I am now causing the red glove to vibrate to and fro horizontally. That will cause vibrations to be produced which will be parallel to the line of motion at all places of the plane perpendicular to the range of the exciting molecule. What makes the blue sky? These are exactly the motions that make the blue light of the sky, which is due to spherules in the luminiferous ether, but little modified by the air. Think of the sun near the horizon, think of the light of the sun streaming through and giving you the azure blue and violet overhead. Think first of any one particle and think of it moving in such a way as to give horizontal and vertical vibrations and circular and elliptic vibrations.

You see the blue sky in high pressure steam blown into the air; you see it in the experiment of Tyndall’s blue sky in which a delicate condensation of vapour gives rise to exactly the azure blue of the sky.

Now the motion of the luminiferous ether relatively to the spherule gives rise to the same effect as would an opposite motion impressed upon the spherule quite independently by an independent force. So you may think of the blue colour coming from the sky as being produced by to and fro vibrations of matter in the air, which vibrates much as this little glove vibrates imbedded in the jelly.

The result in a general way is this: The light coming from the blue sky is polarised in a plane through the sun, but the blue light of the sky is complicated by a great number of circumstances and one of them is this, that the air is illuminated not only by the sun but by the earth. If we could get the earth covered by a black cloth then we could study the polarised light of the sky with a simplicity which we cannot do now. There are, in nature, reflections from the seas and rocks and hills and waters in an infinitely complicated manner.

Let observers observe the blue sky not only in winter when the earth is covered with snow, but in summer when it is covered with dark green foliage. This will help to unravel the complicated phenomena in question. But the azure blue of the sky is light produced by the reaction on the vibrating ether of little spherules of water, of perhaps a fifty thousandth or a hundred thousandth of a centimetre diameter, or perhaps little motes, or lumps, or crystals of common salt, or particles of dust, or germs of vegetable or animal species wafted about in the air. Now what is the luminiferous ether? It is matter prodigiously less dense than air—millions and millions and millions of times less dense than air. We can form some sort of idea of its limitations. We believe it is a real thing, with great rigidity in comparison with its density: it may be made to vibrate 400 million million times per second; and yet be of such density as not to produce the slightest resistance to any body going through it.

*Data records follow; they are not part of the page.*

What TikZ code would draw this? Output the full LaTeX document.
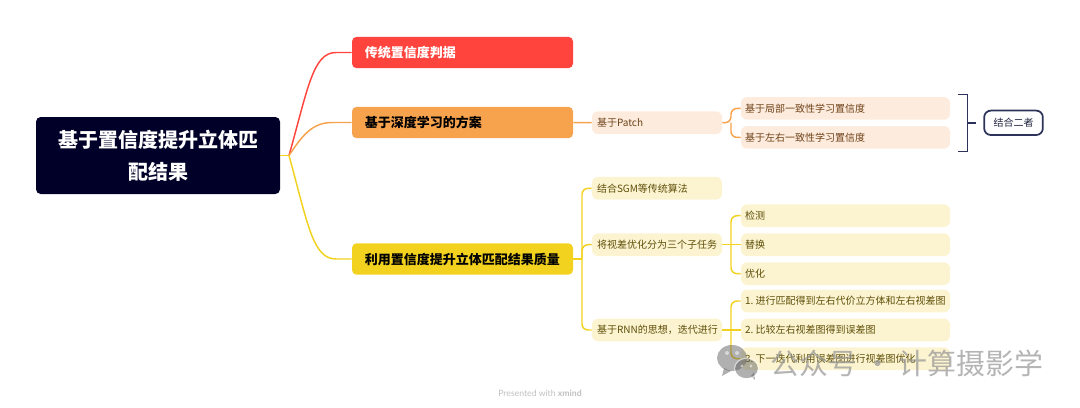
\documentclass[tikz,border=0pt]{standalone}
\usepackage{fontspec}
\setmainfont{Noto Sans CJK SC}
\newfontfamily\latfont{Lato}
\definecolor{rootc}{HTML}{000028}
\definecolor{redc}{HTML}{FF443D}
\definecolor{orangec}{HTML}{F7A24D}
\definecolor{yellowc}{HTML}{F2D21E}
\definecolor{lorange}{HTML}{FDEBDD}
\definecolor{lyellow}{HTML}{FCF4D1}
\definecolor{torange}{HTML}{6E4218}
\definecolor{tyellow}{HTML}{5E4E08}
\definecolor{navy}{HTML}{2D3358}
\tikzset{
 x=0.75pt,y=-0.75pt,
 rootbox/.style={fill=rootc,text=white,rounded corners=3.5pt,minimum width=183pt,minimum height=57.75pt,text width=160pt,align=center,inner sep=0pt,font=\fontsize{15}{24}\selectfont\bfseries},
 mainbox/.style={rounded corners=3.5pt,minimum width=165.75pt,minimum height=23.6pt,text width=146.5pt,align=left,inner sep=0pt,font=\fontsize{9.75}{12}\selectfont\bfseries},
 subbox/.style={rounded corners=4.5pt,minimum height=17pt,align=left,inner sep=0pt,font=\fontsize{7.5}{10}\selectfont},
 midbox/.style={subbox,minimum width=97.5pt,text width=90pt},
 leafbox/.style={subbox,minimum width=156.75pt,text width=150.5pt},
 obox/.style={fill=lorange,text=torange},
 ybox/.style={fill=lyellow,text=tyellow},
 link/.style={line width=1.1pt,rounded corners=4.5pt},
 curve/.style={line width=1.1pt},
}
\begin{document}
\begin{tikzpicture}
\useasboundingbox (0,0) rectangle (1080,407);
% nodes
\node[rootbox] (root) at (158,155.5) {基于置信度提升立体匹\\配结果};
\node[mainbox,fill=redc,text=white] (m1) at (462.5,52.5) {传统置信度判据};
\node[mainbox,fill=orangec,text=black] (m2) at (462.5,122.5) {基于深度学习的方案};
\node[mainbox,fill=yellowc,text=black] (m3) at (462.5,259) {利用置信度提升立体匹配结果质量};
\coordinate (hub) at (289,155.5);
\coordinate (rl) at (336,52.5);
\coordinate (ol) at (332,122.5);
\coordinate (yl) at (336,259);
\draw[curve,draw=yellowc] (root.east) -- (hub);
\draw[curve,draw=redc] (hub) .. controls (308,88) and (313,52.5) .. (rl) -- (m1.west);
\draw[curve,draw=orangec] (hub) .. controls (302,136) and (312,122.5) .. (ol) -- (m2.west);
\draw[curve,draw=yellowc] (hub) .. controls (308,225) and (313,259) .. (yl) -- (m3.west);
% orange branch
\node[midbox,obox] (patch) at (657,122.7) {基于Patch};
\node[leafbox,obox] (o1) at (845.5,108.4) {基于局部一致性学习置信度};
\node[leafbox,obox] (o2) at (845.5,137.4) {基于左右一致性学习置信度};
\draw[link,draw=orangec] (m2.east) -- (patch.west);
\coordinate (os) at (731,122.7);
\draw[link,draw=orangec] (patch.east) -- (os) |- (o1.west);
\draw[link,draw=orangec] (os) |- (o2.west);
% summary
\coordinate (bt) at (957.5,94.5);
\coordinate (bb) at (957.5,151.5);
\coordinate (bm) at (967.5,122.7);
\coordinate (bx) at (976,122.7);
\draw[line width=1.4pt,draw=navy] (bt) -| (bm) |- (bb);
\draw[line width=1.4pt,draw=navy] (bm) -- (bx);
\node[draw=navy,line width=1.3pt,fill=white,rounded corners=5pt,minimum width=44pt,minimum height=18.3pt,inner sep=0pt,font=\fontsize{7.5}{10}\selectfont,text=navy!70!black] (both) at (1013.5,122.8) {结合二者};
% yellow branch
\coordinate (ys) at (582,259);
\node[midbox,ybox] (sgm) at (657,188.3) {结合SGM等传统算法};
\node[midbox,ybox] (task) at (657,244.7) {将视差优化分为三个子任务};
\node[midbox,ybox] (rnn) at (657,330) {基于RNN的思想，迭代进行};
\draw[link,draw=yellowc] (m3.east) -- (ys);
\draw[link,draw=yellowc] (ys) |- (sgm.west);
\draw[link,draw=yellowc] (ys) |- (task.west);
\draw[link,draw=yellowc] (ys) |- (rnn.west);
\node[leafbox,ybox] (t1) at (845.5,215.7) {检测};
\node[leafbox,ybox] (t2) at (845.5,244.7) {替换};
\node[leafbox,ybox] (t3) at (845.5,273.7) {优化};
\coordinate (ts) at (731,244.7);
\draw[link,draw=yellowc] (task.east) -- (t2.west);
\draw[link,draw=yellowc] (ts) |- (t1.west);
\draw[link,draw=yellowc] (ts) |- (t3.west);
\node[leafbox,ybox] (r1) at (845.5,301) {1.\kern1.5pt 进行匹配得到左右代价立方体和左右视差图};
\node[leafbox,ybox] (r2) at (845.5,330) {2.\kern1.5pt 比较左右视差图得到误差图};
\node[leafbox,ybox] (r3) at (845.5,358.7) {3.\kern1.5pt 下一迭代利用误差图进行视差图优化};
\coordinate (rs) at (731,330);
\draw[link,draw=yellowc] (rnn.east) -- (r2.west);
\draw[link,draw=yellowc] (rs) |- (r1.west);
\draw[link,draw=yellowc] (rs) |- (r3.west);
% footer
\node[inner sep=0pt,text=black!25,font=\latfont\fontsize{6.5}{8}\selectfont] (foot) at (540,393) {Presented with \textbf{xmind}};
% watermark
\begin{scope}[opacity=0.5]
\fill[black!62] (732,358) ellipse [x radius=15,y radius=13];
\fill[black!62] (724,368) -- (722,376) -- (731,371) -- cycle;
\fill[white] (727,353) circle (2);
\fill[white] (737,353) circle (2);
\fill[black!62] (746.5,368.5) ellipse [x radius=11.5,y radius=9.8];
\fill[black!62] (751,376) -- (755,380) -- (754,372) -- cycle;
\draw[white,line width=0.9pt] (746.5,368.5) ellipse [x radius=12,y radius=10.3];
\fill[white] (742,366) circle (1.6);
\fill[white] (751,366) circle (1.6);
\end{scope}
\node[inner sep=0pt,anchor=west,text=black!42,opacity=0.7,font=\fontsize{21.7}{24}\selectfont] (wm) at (770,363) {公众号 · 计算摄影学};
\end{tikzpicture}
\end{document}
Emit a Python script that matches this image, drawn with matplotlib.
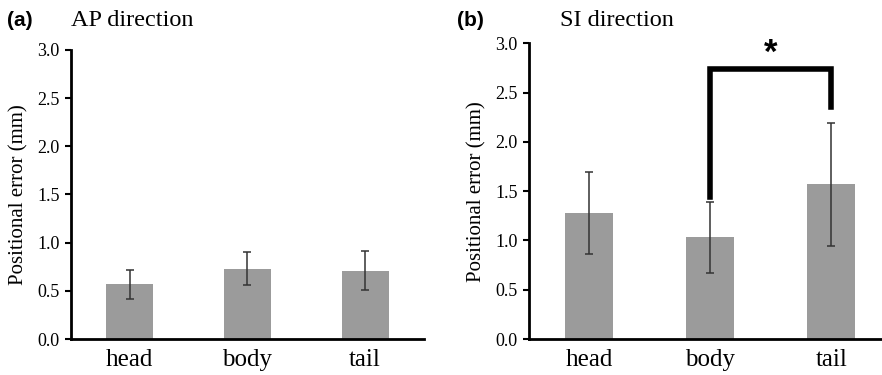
import matplotlib
matplotlib.use("Agg")
import matplotlib.pyplot as plt

# data
categories = ["head", "body", "tail"]
ap_mean = [0.57, 0.73, 0.71]
ap_err = [0.15, 0.17, 0.205]
si_mean = [1.275, 1.03, 1.57]
si_err = [0.415, 0.36, 0.625]
yticks = [0.0, 0.5, 1.0, 1.5, 2.0, 2.5, 3.0]

serif = ["Liberation Serif", "DejaVu Serif"]
sans = ["Liberation Sans", "DejaVu Sans"]
bar_col = "#9b9b9b"

fig = plt.figure(figsize=(8.82, 3.75), dpi=100)
ax1 = fig.add_axes([0.0802, 0.096, 0.4005, 0.771])
ax2 = fig.add_axes([0.5994, 0.096, 0.4116, 0.7885])

def panel(ax, means, errs):
    x = range(len(categories))
    ax.bar(x, means, width=0.4, color=bar_col, zorder=2)
    ax.errorbar(x, means, yerr=errs, fmt="none", ecolor="#333333",
                elinewidth=1.1, capsize=3, capthick=1.1, zorder=3)
    ax.set_xlim(-0.5, 2.5)
    ax.set_ylim(0, 3.0)
    ax.set_yticks(yticks)
    ax.set_yticklabels(["%.1f" % t for t in yticks], fontfamily=serif, fontsize=13)
    ax.set_xticks(list(x))
    ax.set_xticklabels(categories, fontfamily=serif, fontsize=18)
    ax.tick_params(axis="x", length=0, pad=7)
    ax.tick_params(axis="y", length=4, width=1.5, direction="out", pad=4)
    for s in ["top", "right"]:
        ax.spines[s].set_visible(False)
    ax.spines["left"].set_linewidth(2)
    ax.spines["bottom"].set_linewidth(2)
    ax.set_ylabel("Positional error (mm)", fontfamily=serif, fontsize=15, labelpad=6)

panel(ax1, ap_mean, ap_err)
panel(ax2, si_mean, si_err)

# significance bracket body vs tail
ax2.plot([1, 1, 2, 2], [1.44, 2.74, 2.74, 2.35], color="black", lw=4,
         solid_joinstyle="miter", clip_on=False, zorder=4)
ax2.text(1.5, 2.9, "*", ha="center", va="center", fontsize=25,
         fontweight="bold", fontfamily=sans)

fig.text(0.008, 0.945, "(a)", fontfamily=sans, fontweight="bold", fontsize=15,
         ha="left", va="center")
fig.text(0.081, 0.945, "AP direction", fontfamily=serif, fontsize=17.5,
         ha="left", va="center")
fig.text(0.518, 0.945, "(b)", fontfamily=sans, fontweight="bold", fontsize=15,
         ha="left", va="center")
fig.text(0.635, 0.945, "SI direction", fontfamily=serif, fontsize=17.5,
         ha="left", va="center")

fig.savefig("out.png", dpi=100)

Going back to the illustration of the shoemakers’ wax; if a cork will, in the course of a year, push its way up through a plate of that wax when placed under water, and if a lead bullet will penetrate downwards to the bottom, what is the law of the resistance? It clearly depends on time. The cork slowly in the course of a year works its way up through two inches of that substance; give it one or two thousand years to do it and the resistance will be enormously less; thus the motion of a cork or bullet, at the rate of one inch in 2,000 years, may be compared with that of the earth, moving at the rate of six times ninety-three million miles a year, or nineteen miles per second, through the luminiferous ether; but when we can have actually before us a thing elastic like jelly and yielding like pitch, surely we have a large and solid ground for our faith in the speculative hypothesis of an elastic luminiferous ether, which constitutes the wave theory of light.